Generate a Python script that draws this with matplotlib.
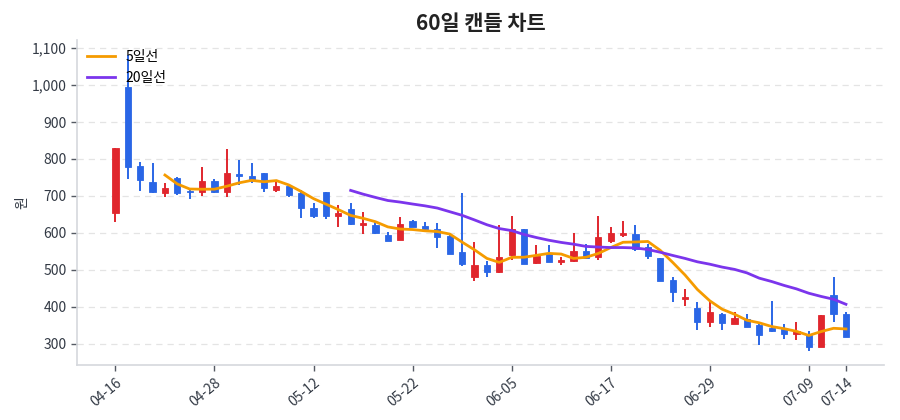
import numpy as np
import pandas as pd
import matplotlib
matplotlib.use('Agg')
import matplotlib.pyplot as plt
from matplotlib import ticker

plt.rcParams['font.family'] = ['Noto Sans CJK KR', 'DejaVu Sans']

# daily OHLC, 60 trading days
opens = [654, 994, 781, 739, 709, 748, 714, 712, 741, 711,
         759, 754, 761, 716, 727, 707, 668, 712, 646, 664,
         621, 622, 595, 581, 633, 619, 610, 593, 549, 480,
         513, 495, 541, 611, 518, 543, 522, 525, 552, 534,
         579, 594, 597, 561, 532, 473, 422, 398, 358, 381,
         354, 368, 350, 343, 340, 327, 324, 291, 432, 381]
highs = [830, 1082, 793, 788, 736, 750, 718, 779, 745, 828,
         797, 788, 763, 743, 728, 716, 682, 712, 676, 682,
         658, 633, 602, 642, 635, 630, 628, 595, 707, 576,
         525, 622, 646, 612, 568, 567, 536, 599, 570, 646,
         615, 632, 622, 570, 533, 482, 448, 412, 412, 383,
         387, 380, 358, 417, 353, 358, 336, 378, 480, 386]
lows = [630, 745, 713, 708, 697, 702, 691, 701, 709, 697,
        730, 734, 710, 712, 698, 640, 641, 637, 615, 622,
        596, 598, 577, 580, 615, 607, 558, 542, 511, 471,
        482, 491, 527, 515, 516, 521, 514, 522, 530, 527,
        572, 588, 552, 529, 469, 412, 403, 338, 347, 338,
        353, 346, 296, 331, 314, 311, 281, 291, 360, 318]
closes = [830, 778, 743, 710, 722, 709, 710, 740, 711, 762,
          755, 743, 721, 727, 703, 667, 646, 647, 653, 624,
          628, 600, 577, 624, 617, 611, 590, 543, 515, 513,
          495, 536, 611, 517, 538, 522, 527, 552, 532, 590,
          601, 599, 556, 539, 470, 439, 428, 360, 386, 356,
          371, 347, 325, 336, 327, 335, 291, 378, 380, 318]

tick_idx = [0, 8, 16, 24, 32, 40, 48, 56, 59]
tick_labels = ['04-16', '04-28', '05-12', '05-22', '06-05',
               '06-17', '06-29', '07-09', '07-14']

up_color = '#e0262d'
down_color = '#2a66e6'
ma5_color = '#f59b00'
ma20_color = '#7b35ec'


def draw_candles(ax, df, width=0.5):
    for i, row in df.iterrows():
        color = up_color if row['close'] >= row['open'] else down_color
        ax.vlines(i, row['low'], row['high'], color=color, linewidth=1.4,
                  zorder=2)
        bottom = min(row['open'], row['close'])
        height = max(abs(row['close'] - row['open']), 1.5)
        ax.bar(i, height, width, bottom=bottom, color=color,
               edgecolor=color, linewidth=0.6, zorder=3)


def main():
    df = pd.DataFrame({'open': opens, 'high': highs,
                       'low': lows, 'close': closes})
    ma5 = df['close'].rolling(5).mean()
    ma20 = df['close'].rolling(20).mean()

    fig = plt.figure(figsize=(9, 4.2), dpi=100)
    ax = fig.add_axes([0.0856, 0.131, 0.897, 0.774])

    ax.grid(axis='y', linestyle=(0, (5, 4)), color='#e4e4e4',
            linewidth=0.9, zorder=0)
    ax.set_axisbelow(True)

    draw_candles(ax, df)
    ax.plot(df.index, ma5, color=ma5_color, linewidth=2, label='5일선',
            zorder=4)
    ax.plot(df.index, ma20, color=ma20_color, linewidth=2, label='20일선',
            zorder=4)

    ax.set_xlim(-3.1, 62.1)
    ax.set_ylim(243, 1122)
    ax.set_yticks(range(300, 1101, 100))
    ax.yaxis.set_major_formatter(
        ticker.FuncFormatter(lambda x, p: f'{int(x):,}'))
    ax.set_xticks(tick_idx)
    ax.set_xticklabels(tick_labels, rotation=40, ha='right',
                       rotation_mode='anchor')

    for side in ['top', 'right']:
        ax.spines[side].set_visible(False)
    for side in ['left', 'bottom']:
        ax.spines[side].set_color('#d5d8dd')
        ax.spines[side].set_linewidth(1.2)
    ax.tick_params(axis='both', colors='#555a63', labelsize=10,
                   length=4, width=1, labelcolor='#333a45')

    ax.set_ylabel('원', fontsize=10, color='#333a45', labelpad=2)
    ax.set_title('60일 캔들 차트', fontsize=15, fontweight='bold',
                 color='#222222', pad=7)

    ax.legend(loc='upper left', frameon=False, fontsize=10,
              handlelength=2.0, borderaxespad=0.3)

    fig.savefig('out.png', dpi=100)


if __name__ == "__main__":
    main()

■ **Task details**
Leave out the pictures and restate everything else word for word.

■ **Task result**
Generate a Python script that draws this with matplotlib.
import numpy as np
import pandas as pd
import matplotlib
matplotlib.use('Agg')
import matplotlib.pyplot as plt
from matplotlib import ticker

plt.rcParams['font.family'] = ['Noto Sans CJK KR', 'DejaVu Sans']

# daily OHLC, 60 trading days
opens = [654, 994, 781, 739, 709, 748, 714, 712, 741, 711,
         759, 754, 761, 716, 727, 707, 668, 712, 646, 664,
         621, 622, 595, 581, 633, 619, 610, 593, 549, 480,
         513, 495, 541, 611, 518, 543, 522, 525, 552, 534,
         579, 594, 597, 561, 532, 473, 422, 398, 358, 381,
         354, 368, 350, 343, 340, 327, 324, 291, 432, 381]
highs = [830, 1082, 793, 788, 736, 750, 718, 779, 745, 828,
         797, 788, 763, 743, 728, 716, 682, 712, 676, 682,
         658, 633, 602, 642, 635, 630, 628, 595, 707, 576,
         525, 622, 646, 612, 568, 567, 536, 599, 570, 646,
         615, 632, 622, 570, 533, 482, 448, 412, 412, 383,
         387, 380, 358, 417, 353, 358, 336, 378, 480, 386]
lows = [630, 745, 713, 708, 697, 702, 691, 701, 709, 697,
        730, 734, 710, 712, 698, 640, 641, 637, 615, 622,
        596, 598, 577, 580, 615, 607, 558, 542, 511, 471,
        482, 491, 527, 515, 516, 521, 514, 522, 530, 527,
        572, 588, 552, 529, 469, 412, 403, 338, 347, 338,
        353, 346, 296, 331, 314, 311, 281, 291, 360, 318]
closes = [830, 778, 743, 710, 722, 709, 710, 740, 711, 762,
          755, 743, 721, 727, 703, 667, 646, 647, 653, 624,
          628, 600, 577, 624, 617, 611, 590, 543, 515, 513,
          495, 536, 611, 517, 538, 522, 527, 552, 532, 590,
          601, 599, 556, 539, 470, 439, 428, 360, 386, 356,
          371, 347, 325, 336, 327, 335, 291, 378, 380, 318]

tick_idx = [0, 8, 16, 24, 32, 40, 48, 56, 59]
tick_labels = ['04-16', '04-28', '05-12', '05-22', '06-05',
               '06-17', '06-29', '07-09', '07-14']

up_color = '#e0262d'
down_color = '#2a66e6'
ma5_color = '#f59b00'
ma20_color = '#7b35ec'


def draw_candles(ax, df, width=0.5):
    for i, row in df.iterrows():
        color = up_color if row['close'] >= row['open'] else down_color
        ax.vlines(i, row['low'], row['high'], color=color, linewidth=1.4,
                  zorder=2)
        bottom = min(row['open'], row['close'])
        height = max(abs(row['close'] - row['open']), 1.5)
        ax.bar(i, height, width, bottom=bottom, color=color,
               edgecolor=color, linewidth=0.6, zorder=3)


def main():
    df = pd.DataFrame({'open': opens, 'high': highs,
                       'low': lows, 'close': closes})
    ma5 = df['close'].rolling(5).mean()
    ma20 = df['close'].rolling(20).mean()

    fig = plt.figure(figsize=(9, 4.2), dpi=100)
    ax = fig.add_axes([0.0856, 0.131, 0.897, 0.774])

    ax.grid(axis='y', linestyle=(0, (5, 4)), color='#e4e4e4',
            linewidth=0.9, zorder=0)
    ax.set_axisbelow(True)

    draw_candles(ax, df)
    ax.plot(df.index, ma5, color=ma5_color, linewidth=2, label='5일선',
            zorder=4)
    ax.plot(df.index, ma20, color=ma20_color, linewidth=2, label='20일선',
            zorder=4)

    ax.set_xlim(-3.1, 62.1)
    ax.set_ylim(243, 1122)
    ax.set_yticks(range(300, 1101, 100))
    ax.yaxis.set_major_formatter(
        ticker.FuncFormatter(lambda x, p: f'{int(x):,}'))
    ax.set_xticks(tick_idx)
    ax.set_xticklabels(tick_labels, rotation=40, ha='right',
                       rotation_mode='anchor')

    for side in ['top', 'right']:
        ax.spines[side].set_visible(False)
    for side in ['left', 'bottom']:
        ax.spines[side].set_color('#d5d8dd')
        ax.spines[side].set_linewidth(1.2)
    ax.tick_params(axis='both', colors='#555a63', labelsize=10,
                   length=4, width=1, labelcolor='#333a45')

    ax.set_ylabel('원', fontsize=10, color='#333a45', labelpad=2)
    ax.set_title('60일 캔들 차트', fontsize=15, fontweight='bold',
                 color='#222222', pad=7)

    ax.legend(loc='upper left', frameon=False, fontsize=10,
              handlelength=2.0, borderaxespad=0.3)

    fig.savefig('out.png', dpi=100)


if __name__ == "__main__":
    main()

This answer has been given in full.